> _TASK INSTRUCTIONS_: Line by line, repeat the data below exactly, beginning at the first line and ending at the line with "import * as". Omit pictures.

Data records
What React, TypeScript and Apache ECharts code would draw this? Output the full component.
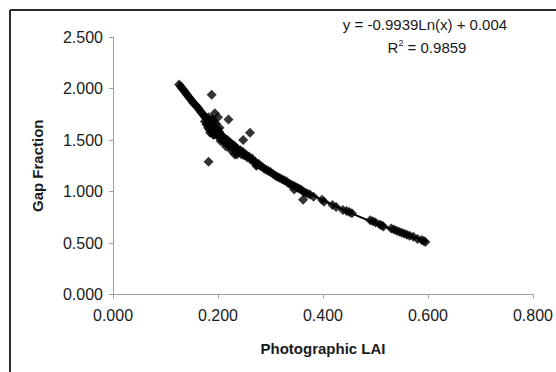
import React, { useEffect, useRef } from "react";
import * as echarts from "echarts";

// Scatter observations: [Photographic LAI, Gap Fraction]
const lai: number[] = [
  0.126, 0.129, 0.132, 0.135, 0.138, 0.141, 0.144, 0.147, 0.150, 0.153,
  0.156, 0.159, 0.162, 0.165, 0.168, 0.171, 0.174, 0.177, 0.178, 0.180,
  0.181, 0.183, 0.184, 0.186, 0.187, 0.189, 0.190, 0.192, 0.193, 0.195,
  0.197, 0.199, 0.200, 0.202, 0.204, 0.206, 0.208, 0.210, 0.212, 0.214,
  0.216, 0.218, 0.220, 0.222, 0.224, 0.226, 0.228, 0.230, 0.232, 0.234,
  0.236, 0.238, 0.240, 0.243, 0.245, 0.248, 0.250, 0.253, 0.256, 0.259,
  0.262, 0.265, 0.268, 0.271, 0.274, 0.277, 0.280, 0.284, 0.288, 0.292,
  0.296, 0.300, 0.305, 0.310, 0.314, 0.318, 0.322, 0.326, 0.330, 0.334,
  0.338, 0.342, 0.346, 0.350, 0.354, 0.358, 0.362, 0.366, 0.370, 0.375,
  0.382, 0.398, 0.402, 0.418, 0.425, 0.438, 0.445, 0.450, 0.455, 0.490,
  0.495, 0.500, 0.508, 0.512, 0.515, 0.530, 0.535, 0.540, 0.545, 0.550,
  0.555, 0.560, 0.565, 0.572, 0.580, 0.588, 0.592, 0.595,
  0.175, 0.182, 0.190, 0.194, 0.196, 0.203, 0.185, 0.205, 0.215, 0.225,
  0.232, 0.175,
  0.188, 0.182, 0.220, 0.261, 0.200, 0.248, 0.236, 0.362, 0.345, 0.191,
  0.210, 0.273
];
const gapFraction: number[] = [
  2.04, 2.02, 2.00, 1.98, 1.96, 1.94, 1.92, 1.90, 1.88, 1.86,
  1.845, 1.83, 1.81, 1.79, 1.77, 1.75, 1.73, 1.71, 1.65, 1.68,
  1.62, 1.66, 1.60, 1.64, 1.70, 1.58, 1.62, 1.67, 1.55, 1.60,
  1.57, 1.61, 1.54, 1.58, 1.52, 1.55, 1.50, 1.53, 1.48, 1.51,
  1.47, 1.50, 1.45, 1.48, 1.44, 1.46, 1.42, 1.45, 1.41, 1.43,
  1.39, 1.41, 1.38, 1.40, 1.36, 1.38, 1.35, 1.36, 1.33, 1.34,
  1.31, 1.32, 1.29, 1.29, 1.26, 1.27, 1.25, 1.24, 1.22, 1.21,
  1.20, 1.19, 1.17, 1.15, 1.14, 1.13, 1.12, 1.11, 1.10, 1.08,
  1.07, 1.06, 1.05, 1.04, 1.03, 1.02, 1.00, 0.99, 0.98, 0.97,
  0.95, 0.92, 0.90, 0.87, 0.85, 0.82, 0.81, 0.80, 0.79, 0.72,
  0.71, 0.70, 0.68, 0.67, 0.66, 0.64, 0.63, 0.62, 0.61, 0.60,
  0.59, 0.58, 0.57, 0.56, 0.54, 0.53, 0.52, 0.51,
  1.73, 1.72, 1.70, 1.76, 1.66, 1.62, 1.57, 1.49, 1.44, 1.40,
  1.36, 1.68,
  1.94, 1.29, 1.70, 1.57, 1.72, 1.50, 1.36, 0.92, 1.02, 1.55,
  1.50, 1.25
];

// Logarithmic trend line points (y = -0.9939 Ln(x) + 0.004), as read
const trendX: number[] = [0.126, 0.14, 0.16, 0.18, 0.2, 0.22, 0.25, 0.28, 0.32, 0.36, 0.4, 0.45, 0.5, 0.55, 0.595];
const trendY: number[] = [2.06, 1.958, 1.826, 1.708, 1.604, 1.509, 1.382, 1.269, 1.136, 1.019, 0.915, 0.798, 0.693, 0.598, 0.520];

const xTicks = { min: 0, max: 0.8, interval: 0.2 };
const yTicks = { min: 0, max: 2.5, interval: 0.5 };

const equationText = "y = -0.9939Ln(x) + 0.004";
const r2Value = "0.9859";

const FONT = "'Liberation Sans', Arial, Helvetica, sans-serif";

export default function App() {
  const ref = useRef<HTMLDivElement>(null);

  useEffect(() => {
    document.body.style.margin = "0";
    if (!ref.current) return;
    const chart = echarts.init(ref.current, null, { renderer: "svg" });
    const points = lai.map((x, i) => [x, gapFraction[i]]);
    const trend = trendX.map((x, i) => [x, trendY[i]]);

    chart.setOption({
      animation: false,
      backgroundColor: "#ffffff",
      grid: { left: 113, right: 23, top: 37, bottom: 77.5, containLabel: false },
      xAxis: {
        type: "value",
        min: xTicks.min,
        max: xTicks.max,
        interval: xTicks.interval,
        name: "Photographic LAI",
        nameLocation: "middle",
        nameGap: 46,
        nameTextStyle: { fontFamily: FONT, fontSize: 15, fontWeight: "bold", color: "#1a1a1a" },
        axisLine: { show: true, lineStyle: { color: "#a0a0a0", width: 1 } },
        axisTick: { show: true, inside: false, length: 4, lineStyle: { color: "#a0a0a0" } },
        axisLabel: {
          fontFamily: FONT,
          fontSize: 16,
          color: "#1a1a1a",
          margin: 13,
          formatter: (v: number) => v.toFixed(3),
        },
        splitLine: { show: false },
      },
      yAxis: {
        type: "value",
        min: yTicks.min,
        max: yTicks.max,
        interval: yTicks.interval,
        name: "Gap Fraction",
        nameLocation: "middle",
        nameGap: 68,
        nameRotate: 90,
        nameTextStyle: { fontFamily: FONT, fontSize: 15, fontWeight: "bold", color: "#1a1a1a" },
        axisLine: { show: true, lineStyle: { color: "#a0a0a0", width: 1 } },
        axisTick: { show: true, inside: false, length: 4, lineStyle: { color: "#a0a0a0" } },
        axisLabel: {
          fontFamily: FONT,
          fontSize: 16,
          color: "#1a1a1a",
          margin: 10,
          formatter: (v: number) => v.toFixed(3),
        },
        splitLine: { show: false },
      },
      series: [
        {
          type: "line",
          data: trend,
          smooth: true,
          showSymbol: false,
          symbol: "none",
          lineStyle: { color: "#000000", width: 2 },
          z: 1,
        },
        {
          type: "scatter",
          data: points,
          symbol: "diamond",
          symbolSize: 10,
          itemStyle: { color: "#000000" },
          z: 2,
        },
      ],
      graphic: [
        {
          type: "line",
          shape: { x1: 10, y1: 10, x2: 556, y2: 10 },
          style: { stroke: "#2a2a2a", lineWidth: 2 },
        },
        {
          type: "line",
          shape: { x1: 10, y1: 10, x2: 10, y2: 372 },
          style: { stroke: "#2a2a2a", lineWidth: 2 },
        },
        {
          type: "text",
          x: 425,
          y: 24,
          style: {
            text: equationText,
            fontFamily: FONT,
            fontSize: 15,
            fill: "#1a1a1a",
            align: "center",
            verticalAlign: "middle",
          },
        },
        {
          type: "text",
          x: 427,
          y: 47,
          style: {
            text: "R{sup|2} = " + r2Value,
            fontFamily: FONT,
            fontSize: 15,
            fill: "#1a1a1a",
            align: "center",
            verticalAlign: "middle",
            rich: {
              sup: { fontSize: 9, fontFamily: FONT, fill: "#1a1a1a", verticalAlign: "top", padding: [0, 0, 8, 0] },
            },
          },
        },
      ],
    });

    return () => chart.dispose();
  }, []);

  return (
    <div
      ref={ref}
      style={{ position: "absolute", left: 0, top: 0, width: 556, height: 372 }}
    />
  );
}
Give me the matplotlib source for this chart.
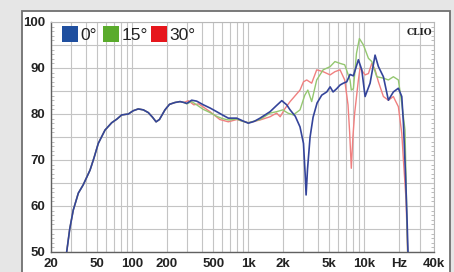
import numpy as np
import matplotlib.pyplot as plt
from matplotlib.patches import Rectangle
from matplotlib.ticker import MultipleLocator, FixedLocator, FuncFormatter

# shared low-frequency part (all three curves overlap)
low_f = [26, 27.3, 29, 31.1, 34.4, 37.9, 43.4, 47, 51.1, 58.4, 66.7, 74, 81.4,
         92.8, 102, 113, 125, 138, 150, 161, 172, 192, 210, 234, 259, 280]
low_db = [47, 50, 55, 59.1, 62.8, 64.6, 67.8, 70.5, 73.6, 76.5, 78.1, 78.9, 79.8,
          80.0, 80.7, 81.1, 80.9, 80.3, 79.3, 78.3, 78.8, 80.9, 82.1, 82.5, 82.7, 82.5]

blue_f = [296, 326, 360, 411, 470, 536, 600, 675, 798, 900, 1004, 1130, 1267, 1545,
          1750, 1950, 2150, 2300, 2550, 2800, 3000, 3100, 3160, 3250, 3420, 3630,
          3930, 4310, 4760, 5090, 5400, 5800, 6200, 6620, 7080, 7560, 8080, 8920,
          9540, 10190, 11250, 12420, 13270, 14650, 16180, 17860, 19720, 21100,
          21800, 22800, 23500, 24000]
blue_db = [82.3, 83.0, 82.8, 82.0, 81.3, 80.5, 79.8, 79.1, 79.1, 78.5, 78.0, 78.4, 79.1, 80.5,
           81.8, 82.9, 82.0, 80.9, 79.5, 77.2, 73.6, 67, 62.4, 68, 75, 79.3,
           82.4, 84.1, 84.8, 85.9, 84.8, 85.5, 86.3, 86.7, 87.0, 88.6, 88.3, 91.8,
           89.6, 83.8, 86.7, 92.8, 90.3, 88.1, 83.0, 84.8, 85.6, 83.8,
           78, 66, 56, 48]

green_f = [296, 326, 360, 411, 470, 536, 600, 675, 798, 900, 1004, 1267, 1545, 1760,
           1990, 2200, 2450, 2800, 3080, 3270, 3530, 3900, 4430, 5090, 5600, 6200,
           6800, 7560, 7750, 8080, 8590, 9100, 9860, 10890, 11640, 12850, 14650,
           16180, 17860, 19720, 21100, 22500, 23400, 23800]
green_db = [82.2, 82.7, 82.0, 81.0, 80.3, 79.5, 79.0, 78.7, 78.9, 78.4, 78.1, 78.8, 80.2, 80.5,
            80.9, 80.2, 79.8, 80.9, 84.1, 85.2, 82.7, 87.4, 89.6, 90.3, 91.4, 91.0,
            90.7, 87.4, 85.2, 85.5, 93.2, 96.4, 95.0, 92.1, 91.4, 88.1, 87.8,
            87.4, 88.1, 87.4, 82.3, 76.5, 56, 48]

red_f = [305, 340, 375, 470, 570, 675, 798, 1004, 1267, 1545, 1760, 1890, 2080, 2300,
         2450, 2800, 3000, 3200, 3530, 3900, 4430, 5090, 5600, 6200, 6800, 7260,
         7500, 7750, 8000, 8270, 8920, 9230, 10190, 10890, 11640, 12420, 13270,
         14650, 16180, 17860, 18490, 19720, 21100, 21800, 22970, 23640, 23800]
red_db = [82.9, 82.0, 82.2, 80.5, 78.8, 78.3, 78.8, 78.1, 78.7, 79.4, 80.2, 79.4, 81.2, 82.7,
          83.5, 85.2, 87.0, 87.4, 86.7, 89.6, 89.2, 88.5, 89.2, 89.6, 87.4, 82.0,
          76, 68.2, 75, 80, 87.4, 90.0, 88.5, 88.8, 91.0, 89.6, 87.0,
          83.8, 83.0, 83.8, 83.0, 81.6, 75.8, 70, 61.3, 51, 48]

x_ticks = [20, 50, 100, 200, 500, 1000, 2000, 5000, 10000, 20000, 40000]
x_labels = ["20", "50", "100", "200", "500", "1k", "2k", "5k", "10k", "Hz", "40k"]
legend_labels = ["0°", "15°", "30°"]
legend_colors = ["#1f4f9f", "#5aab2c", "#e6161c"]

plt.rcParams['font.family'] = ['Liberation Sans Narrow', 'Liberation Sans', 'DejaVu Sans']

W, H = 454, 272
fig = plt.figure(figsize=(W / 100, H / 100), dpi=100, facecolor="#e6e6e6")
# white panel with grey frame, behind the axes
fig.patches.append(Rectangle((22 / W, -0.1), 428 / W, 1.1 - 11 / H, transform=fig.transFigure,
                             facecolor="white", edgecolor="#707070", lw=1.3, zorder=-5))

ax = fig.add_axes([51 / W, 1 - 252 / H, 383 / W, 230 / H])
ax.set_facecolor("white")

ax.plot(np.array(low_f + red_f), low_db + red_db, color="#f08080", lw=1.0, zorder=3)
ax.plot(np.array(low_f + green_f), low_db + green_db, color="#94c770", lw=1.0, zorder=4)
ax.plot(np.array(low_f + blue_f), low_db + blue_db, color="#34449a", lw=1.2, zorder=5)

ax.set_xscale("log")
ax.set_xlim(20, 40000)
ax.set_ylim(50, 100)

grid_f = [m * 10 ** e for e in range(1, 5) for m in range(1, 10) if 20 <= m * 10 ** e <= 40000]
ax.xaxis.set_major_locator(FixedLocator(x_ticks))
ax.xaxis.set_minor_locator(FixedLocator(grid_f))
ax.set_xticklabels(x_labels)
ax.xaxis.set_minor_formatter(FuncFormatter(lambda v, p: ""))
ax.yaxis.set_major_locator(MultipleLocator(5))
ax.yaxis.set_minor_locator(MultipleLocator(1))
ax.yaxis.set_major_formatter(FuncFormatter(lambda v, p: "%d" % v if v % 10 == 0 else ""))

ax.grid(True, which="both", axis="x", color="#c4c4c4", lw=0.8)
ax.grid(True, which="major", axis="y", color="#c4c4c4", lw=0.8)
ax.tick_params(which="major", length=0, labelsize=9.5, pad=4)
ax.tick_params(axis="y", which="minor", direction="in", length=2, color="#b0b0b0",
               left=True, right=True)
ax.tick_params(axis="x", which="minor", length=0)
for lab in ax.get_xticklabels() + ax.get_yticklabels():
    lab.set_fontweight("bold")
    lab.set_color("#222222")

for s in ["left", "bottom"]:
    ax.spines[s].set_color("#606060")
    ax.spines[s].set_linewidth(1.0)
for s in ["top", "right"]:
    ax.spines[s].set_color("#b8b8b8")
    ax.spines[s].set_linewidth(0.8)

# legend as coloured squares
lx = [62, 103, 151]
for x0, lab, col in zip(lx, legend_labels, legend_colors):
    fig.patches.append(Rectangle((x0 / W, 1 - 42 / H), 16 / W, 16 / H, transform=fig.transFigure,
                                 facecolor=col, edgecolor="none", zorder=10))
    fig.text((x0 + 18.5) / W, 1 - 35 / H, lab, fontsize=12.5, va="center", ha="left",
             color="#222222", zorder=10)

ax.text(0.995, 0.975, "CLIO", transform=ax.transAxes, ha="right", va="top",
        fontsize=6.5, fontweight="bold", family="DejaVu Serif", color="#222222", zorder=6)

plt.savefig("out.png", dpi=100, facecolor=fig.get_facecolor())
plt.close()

> _TASK RESULT_:
What React, TypeScript and Apache ECharts code would draw this? Output the full component.
import React, { useEffect, useRef } from "react";
import * as echarts from "echarts";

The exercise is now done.